Prompt: Look through the data below and report how many lines include "with". Only the number should be given.
--- Start of Data excerpt ---
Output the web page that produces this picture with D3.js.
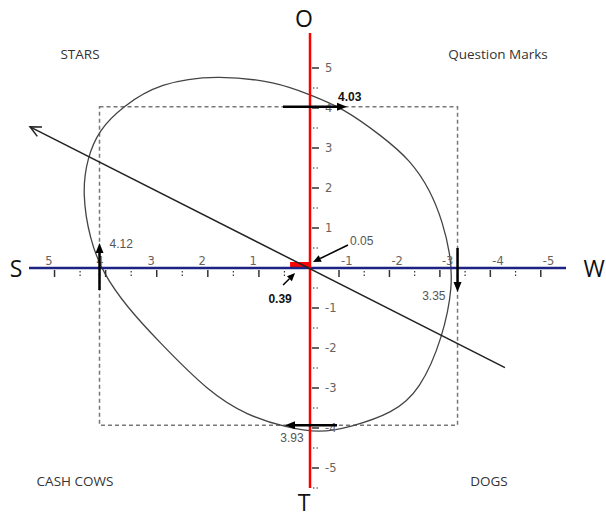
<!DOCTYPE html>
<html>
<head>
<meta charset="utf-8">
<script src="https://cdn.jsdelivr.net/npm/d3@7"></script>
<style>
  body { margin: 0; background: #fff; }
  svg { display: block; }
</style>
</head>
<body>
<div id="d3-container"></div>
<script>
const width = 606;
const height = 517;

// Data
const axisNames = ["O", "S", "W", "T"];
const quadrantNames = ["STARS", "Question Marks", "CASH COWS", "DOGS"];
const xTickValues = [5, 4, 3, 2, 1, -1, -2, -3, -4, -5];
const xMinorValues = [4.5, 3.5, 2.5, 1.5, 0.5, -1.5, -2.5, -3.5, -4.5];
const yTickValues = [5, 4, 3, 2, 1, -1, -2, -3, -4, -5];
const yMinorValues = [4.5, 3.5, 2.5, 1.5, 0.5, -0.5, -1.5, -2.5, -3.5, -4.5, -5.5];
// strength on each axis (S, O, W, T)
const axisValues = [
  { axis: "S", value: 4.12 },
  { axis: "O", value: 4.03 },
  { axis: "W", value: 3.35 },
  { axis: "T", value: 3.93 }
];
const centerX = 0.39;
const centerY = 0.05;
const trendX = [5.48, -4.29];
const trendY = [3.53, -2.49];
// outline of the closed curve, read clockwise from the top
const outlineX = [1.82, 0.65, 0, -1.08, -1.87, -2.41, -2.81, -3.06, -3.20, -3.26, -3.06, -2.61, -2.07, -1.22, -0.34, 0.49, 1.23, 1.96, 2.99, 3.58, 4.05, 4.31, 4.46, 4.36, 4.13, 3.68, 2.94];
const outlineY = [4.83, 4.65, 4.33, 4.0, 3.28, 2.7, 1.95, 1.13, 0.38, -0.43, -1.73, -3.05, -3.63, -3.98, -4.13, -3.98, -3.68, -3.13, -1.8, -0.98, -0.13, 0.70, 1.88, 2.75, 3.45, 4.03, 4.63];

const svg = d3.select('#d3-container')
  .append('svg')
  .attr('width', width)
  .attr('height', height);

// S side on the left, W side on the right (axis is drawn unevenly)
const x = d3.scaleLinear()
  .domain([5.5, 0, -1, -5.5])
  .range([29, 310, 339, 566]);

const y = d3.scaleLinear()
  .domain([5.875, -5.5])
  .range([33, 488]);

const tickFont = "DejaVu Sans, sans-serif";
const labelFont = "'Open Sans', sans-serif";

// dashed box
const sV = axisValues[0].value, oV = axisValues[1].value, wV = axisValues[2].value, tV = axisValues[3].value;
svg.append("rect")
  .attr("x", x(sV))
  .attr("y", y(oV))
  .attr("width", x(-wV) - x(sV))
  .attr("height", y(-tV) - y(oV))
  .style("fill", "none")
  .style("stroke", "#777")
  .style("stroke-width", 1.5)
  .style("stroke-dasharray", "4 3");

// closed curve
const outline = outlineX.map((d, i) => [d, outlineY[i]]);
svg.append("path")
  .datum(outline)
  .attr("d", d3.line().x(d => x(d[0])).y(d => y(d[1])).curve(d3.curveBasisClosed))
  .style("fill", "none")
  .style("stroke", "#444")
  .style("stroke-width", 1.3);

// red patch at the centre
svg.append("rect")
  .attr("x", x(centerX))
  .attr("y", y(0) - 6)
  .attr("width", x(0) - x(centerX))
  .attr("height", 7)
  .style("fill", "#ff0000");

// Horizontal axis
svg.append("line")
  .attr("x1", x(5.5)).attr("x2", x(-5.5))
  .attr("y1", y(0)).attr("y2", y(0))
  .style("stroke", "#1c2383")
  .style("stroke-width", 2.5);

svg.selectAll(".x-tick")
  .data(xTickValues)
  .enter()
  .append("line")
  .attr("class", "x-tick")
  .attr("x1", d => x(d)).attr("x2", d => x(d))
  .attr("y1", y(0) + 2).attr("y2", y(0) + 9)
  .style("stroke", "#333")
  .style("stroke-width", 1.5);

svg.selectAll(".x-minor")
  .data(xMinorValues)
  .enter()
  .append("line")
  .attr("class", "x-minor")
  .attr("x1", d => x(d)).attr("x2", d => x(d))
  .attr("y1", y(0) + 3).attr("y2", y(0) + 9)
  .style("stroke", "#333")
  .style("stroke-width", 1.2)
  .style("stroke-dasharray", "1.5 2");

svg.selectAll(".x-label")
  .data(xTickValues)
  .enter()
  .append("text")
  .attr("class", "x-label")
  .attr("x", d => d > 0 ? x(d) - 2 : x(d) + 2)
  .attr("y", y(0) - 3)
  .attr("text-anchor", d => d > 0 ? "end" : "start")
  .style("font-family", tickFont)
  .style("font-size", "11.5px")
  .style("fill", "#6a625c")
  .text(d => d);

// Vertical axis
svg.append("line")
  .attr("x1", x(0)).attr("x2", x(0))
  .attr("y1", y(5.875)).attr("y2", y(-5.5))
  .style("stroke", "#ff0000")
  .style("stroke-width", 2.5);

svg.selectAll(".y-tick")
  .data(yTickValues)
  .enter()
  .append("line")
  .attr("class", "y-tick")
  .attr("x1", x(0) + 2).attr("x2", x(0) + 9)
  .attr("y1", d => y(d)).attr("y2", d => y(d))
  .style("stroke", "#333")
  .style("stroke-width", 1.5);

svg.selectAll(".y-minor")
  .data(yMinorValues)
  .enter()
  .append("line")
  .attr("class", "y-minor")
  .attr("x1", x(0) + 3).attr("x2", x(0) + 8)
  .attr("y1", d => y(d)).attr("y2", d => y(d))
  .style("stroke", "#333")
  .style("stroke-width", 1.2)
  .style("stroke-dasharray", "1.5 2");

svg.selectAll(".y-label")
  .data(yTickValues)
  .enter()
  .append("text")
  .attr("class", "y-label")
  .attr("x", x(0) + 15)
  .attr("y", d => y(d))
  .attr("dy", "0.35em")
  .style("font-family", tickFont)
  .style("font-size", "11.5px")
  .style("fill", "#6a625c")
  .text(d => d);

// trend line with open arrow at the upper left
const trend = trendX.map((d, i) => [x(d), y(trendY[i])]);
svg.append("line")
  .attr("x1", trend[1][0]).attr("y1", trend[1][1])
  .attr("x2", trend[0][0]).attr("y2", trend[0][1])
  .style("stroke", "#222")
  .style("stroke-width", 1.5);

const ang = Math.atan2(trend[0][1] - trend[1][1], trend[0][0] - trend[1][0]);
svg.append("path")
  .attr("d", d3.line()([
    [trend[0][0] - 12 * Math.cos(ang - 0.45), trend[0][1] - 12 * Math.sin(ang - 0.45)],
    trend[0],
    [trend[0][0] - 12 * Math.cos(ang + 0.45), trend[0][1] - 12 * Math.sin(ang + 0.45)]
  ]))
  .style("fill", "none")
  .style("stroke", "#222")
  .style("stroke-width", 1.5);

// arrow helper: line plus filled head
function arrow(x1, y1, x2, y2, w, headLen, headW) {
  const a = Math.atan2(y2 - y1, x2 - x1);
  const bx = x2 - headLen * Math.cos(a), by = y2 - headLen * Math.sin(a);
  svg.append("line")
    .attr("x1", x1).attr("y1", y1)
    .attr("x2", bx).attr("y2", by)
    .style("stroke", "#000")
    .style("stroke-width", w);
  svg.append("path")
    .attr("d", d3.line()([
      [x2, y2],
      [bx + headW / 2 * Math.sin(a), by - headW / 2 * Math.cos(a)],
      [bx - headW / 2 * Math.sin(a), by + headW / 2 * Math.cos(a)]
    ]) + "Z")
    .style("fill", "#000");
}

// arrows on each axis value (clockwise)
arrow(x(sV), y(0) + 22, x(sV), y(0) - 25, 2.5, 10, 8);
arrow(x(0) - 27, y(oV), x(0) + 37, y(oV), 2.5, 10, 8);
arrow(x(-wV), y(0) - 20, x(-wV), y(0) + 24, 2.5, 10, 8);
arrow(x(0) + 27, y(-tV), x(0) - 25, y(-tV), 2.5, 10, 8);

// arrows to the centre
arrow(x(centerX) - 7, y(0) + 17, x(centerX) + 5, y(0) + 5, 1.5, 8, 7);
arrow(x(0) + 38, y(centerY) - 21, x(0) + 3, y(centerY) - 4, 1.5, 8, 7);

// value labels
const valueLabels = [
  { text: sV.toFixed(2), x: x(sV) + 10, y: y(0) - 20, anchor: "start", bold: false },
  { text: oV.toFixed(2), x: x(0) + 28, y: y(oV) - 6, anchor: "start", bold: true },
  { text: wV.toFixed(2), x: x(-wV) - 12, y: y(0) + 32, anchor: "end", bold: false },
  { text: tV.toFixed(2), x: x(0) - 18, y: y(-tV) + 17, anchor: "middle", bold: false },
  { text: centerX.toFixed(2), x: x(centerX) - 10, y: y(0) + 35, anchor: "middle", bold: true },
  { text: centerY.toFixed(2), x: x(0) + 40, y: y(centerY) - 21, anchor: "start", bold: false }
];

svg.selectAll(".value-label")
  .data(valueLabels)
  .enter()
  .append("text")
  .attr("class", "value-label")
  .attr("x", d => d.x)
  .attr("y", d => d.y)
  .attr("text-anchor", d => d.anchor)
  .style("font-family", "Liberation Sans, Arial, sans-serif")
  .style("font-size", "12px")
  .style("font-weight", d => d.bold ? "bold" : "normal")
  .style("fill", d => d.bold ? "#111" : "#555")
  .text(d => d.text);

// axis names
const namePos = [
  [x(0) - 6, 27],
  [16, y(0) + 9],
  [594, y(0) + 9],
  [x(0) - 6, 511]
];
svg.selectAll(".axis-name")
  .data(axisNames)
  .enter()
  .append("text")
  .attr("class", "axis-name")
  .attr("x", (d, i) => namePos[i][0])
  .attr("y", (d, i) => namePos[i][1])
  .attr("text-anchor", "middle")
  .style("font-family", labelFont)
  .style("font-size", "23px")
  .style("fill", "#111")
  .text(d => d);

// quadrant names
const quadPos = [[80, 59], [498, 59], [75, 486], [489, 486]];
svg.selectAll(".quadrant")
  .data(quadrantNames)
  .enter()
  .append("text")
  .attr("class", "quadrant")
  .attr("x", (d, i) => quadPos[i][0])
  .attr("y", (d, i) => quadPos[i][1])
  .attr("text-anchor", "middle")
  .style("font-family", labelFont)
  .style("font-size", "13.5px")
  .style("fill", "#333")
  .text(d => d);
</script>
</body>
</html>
--- End of Data excerpt ---
Result for this task: 2